On his part, Perry adds that the government that Hitler toppled also had its own shortcomings because it operated as a semi-authoritarian monarchy (353). He also points out that Nazism emerged as part of efforts by conservative, radical rightist leaders to use twisted logic to blame the Weimer Republic for the country’s defeat in the First World War (Perry 353). Moreover, the two authors agree that during the first half of the twentieth century, the Western civilization was in crisis, and one of the manifestations of this crisis was the belligerence that Germany exercised through Nazism.

In terms of differences, Preston attributes the political failures that led to the rise of Nazism in Germany to failure on the part of the country’s leftist politicians (159). In contrast, Perry argues that the totalitarianism that characterized the European political landscape may be attributed to failure by rightist politicians to promote constructive nationalist ideals. (349). Perry even draws parallels with Italian Fascism, where Mussolini’s efforts to take advantage of citizens’ fear of communism to mobilize people for a rebellion demonstrated the political elite’s preference for a cult of personality over constructive nationalist ideals (349).  

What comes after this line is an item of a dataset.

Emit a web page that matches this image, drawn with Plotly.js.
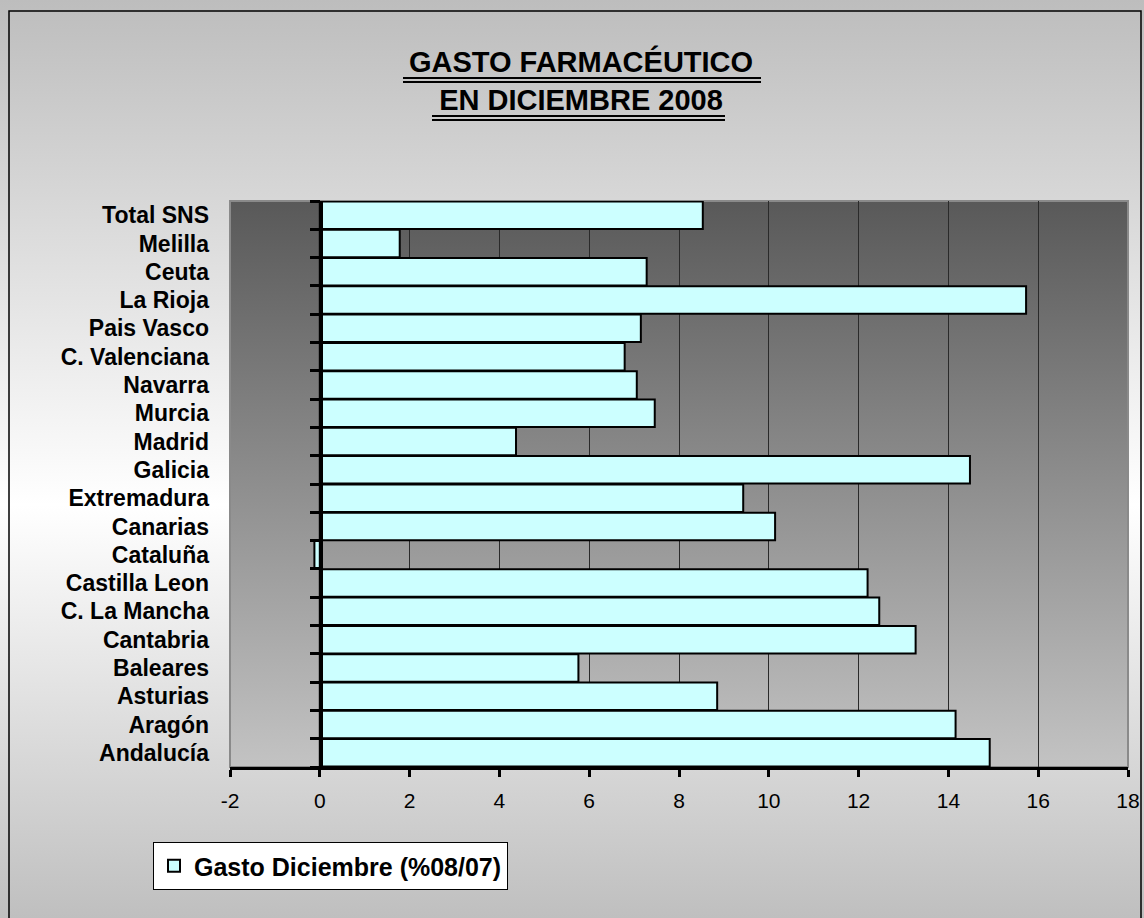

In another argument, Perry provides a highlight of the atrocities that were committed by Nazis in Germany (374). Examples of these atrocities include depriving Jews of German citizenship, preventing Jewish professions from working in Germany, forbidding of sexual relations between Jews and Germans, throwing Jews in concentration camps, and ultimately persecuting them (Perry 374). In other words, Perry seems to promote the idea of the unprecedented nature of Hitler’s behavior that ultimately led to the rise of Nazism (353). In contrast, Preston promotes the idea that Germany’s leftist leaders should have deciphered a trend whereby rightist proponents of Nazism under Hitler’s leadership were keenly avoiding all preventive wars that could have stopped Hitler’s ambitions and taken appropriate remedial measures.

            In my view, the two sources provide largely similar accounts of Nazism in Germany. For instance, they provide strikingly similar details regarding the collapse of the Weimer Republic and the subsequent rise of Nazism. However, the authors seem to differ on the issue of the role that the German political left should have played to avoid the rise of Hitler’s authoritarian rule and the resulting emergence of Nazism. I think it is true that the leftist politicians should have done more to stop Hitler and his retinue of radical conservatives from entrenching Nazism within the country’s administrative system and military ranks.

Works Cited

Perry, Marvin. Sources of the Western Tradition: Volume II: From the Renaissance to the Present. Boston: Wadsworth, 2014. Print.

Preston, Paul. “The Great Civil War: European Politics, 1914-1945.” In T Blanning. The Oxford Illustrated History of Modern Europe. 154-181. Oxford: Oxford University Press, 1996. Print.